Begin with the first line of the material and write out each line exactly, ending with the line that contains "label_offsets = [(6, -29), (40, -24), (16, -32), (16, -35)]". Pictures are not part of the copy.
## BEGIN Information shown
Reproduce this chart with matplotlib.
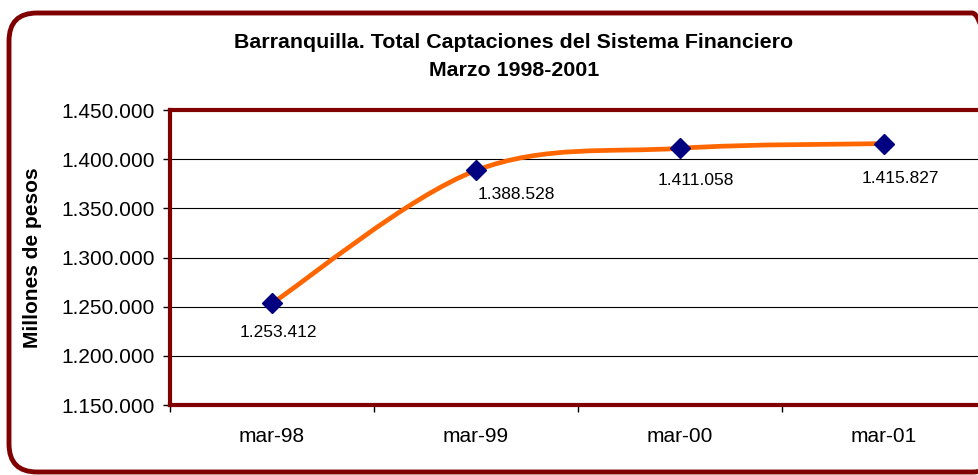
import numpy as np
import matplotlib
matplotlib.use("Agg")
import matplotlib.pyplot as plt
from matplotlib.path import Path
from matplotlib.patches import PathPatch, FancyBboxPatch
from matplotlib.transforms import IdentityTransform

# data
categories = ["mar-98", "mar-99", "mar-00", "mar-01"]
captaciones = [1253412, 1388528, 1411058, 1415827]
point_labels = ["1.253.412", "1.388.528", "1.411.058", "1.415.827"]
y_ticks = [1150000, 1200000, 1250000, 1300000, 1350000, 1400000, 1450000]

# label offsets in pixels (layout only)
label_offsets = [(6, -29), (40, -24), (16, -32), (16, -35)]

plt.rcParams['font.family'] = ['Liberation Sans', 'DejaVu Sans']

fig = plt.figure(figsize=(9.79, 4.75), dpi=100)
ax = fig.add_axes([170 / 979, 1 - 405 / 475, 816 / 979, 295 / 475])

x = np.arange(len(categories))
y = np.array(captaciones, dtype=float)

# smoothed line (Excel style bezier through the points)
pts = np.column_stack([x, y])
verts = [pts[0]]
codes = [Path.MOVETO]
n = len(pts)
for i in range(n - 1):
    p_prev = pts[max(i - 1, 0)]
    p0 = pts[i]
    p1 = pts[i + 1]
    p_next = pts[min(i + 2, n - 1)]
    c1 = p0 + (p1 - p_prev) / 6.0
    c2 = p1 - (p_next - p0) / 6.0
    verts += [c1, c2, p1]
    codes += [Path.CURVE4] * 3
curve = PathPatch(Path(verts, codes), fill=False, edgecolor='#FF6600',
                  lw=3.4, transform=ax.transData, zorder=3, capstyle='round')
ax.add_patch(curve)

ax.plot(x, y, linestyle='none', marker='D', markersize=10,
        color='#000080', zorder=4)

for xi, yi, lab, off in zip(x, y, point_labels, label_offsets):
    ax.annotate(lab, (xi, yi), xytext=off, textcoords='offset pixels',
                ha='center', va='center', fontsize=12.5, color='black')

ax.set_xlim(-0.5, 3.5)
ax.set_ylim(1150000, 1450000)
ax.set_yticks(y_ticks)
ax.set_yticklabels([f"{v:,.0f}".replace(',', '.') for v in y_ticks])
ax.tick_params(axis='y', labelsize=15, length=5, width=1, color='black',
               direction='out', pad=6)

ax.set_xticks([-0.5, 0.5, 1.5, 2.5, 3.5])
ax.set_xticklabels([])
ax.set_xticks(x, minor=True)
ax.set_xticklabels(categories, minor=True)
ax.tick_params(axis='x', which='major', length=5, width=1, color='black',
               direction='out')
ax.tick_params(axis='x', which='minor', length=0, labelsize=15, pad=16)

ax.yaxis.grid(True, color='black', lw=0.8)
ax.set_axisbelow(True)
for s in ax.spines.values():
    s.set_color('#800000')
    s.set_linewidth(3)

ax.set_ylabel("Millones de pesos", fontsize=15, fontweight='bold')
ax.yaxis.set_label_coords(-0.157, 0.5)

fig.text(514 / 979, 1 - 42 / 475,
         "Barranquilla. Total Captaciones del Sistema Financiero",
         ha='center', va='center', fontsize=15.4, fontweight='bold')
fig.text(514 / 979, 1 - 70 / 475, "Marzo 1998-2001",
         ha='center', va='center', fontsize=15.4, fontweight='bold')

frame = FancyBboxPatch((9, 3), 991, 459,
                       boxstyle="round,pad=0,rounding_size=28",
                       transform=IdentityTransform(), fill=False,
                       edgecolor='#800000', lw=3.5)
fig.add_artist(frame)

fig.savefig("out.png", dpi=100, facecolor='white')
## END Information shown
=== Final result ===
Reproduce this chart with matplotlib.
import numpy as np
import matplotlib
matplotlib.use("Agg")
import matplotlib.pyplot as plt
from matplotlib.path import Path
from matplotlib.patches import PathPatch, FancyBboxPatch
from matplotlib.transforms import IdentityTransform

# data
categories = ["mar-98", "mar-99", "mar-00", "mar-01"]
captaciones = [1253412, 1388528, 1411058, 1415827]
point_labels = ["1.253.412", "1.388.528", "1.411.058", "1.415.827"]
y_ticks = [1150000, 1200000, 1250000, 1300000, 1350000, 1400000, 1450000]

# label offsets in pixels (layout only)
label_offsets = [(6, -29), (40, -24), (16, -32), (16, -35)]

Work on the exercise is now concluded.